Maximal effort, minimal impact: How I learned what engineering guidelines should be like
A story of how I fixed our engineering guidelines
At a point in my past I’ve found myself working in a somewhat successful startup, it seemed successful because we were hiring more and more engineers and the scope of work and number of teams kept steadily increasing. Somewhere in the middle I realised our engineering staff needed a set of engineering principles and a progression framework that would act as a north star for my fellow team members to follow describing how to navigate the chaotic theatre of war that is a start up tech company.
I’ve set down a goal to myself to inscribe a complete guide for our team to not only excel in their roles but also advance themselves and improve. It felt like a monumental task but one that would pay off greatly for the team, and the company. I took this project on with great enthusiasm. I poured my knowledge into the document, covering every nook and cranny I could think of. Whether it was how to handle edge cases, best practices for problem solving and collaboration. I wanted these documents one to rule them all, to be a one-stop resource for developers so that no matter what situation they found themselves in, they could turn to these guides and find the answers they needed.

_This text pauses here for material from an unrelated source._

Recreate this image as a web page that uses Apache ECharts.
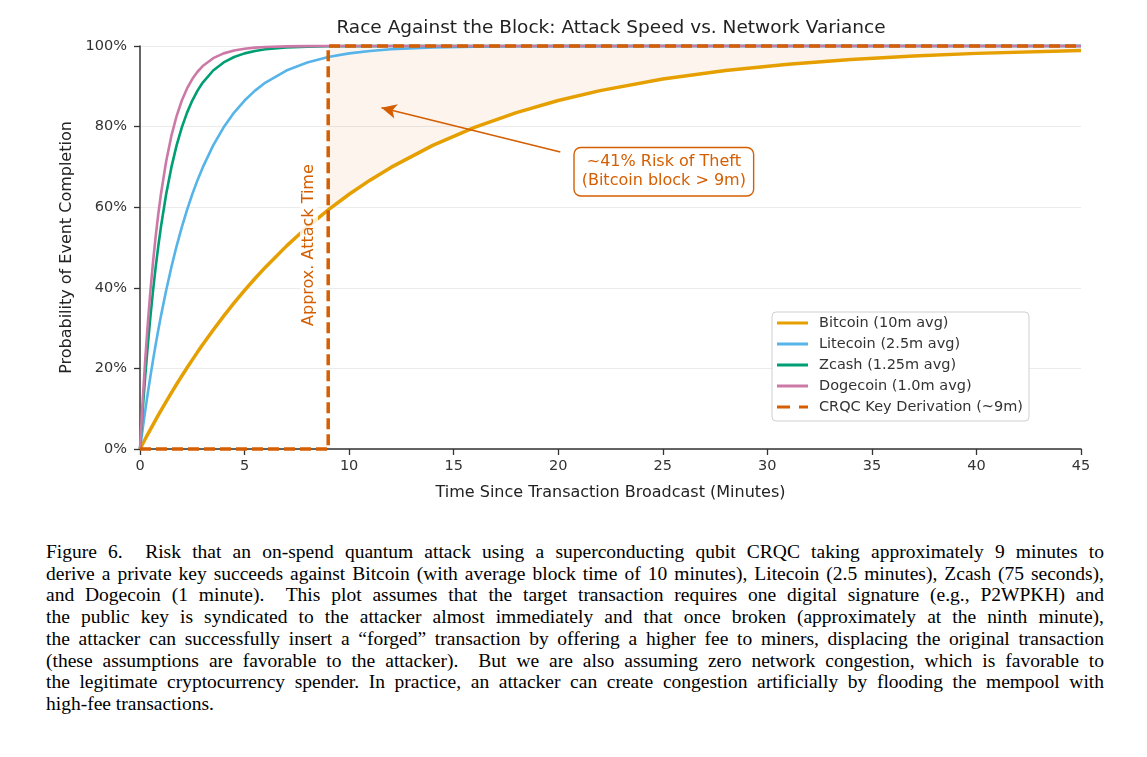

Few weeks later, I had produced a comprehensive, thorough… and entirely unreadable wall of text that even I thought it was to difficult to follow and that should have been a red flag. It was the kind of thing you’d look at, drop a like on the Confluence page and then never open again. I should have taken a hint from the fact that Moses used a couple of stone tablets and a chisel to write down rules for our entire society and I should have scraped it then and there but I didn’t, the effort I put into it made me blind to the fact that reading these documents was more of an endurance test than a helpful guide. The problem was that I had mistaken detail for effectiveness.
After a year of these documents being more or less ignored by the team the realization set it and led me to rethink my approach. Less is indeed more. Imagine what kind of team you need and want and reduce it to the most basic of principles that even a twelve year old child can follow. Anything more then that is futile.
So I took a stab at it again, spending the time I did before writing to instead think about what those basics are instead. Rather than trying to dictate every step or outcome, I shifted my focus to core principles that would encourage the right behaviours and attitudes. I want my team to learn together, to be good team mates, to share the burden, provide feedback to one another, to own their work from start to finish, to automate and to, most importantly, be business aware.
The big takeaway here? Less is often more. In my quest to be comprehensive, I had forgotten that people are much more likely to follow a set of adaptable guidelines than an encyclopedia, the rules must be simple and adaptable so that people can actually make decisions in real time regardless of the situation they face. Your mission is to steer not to control.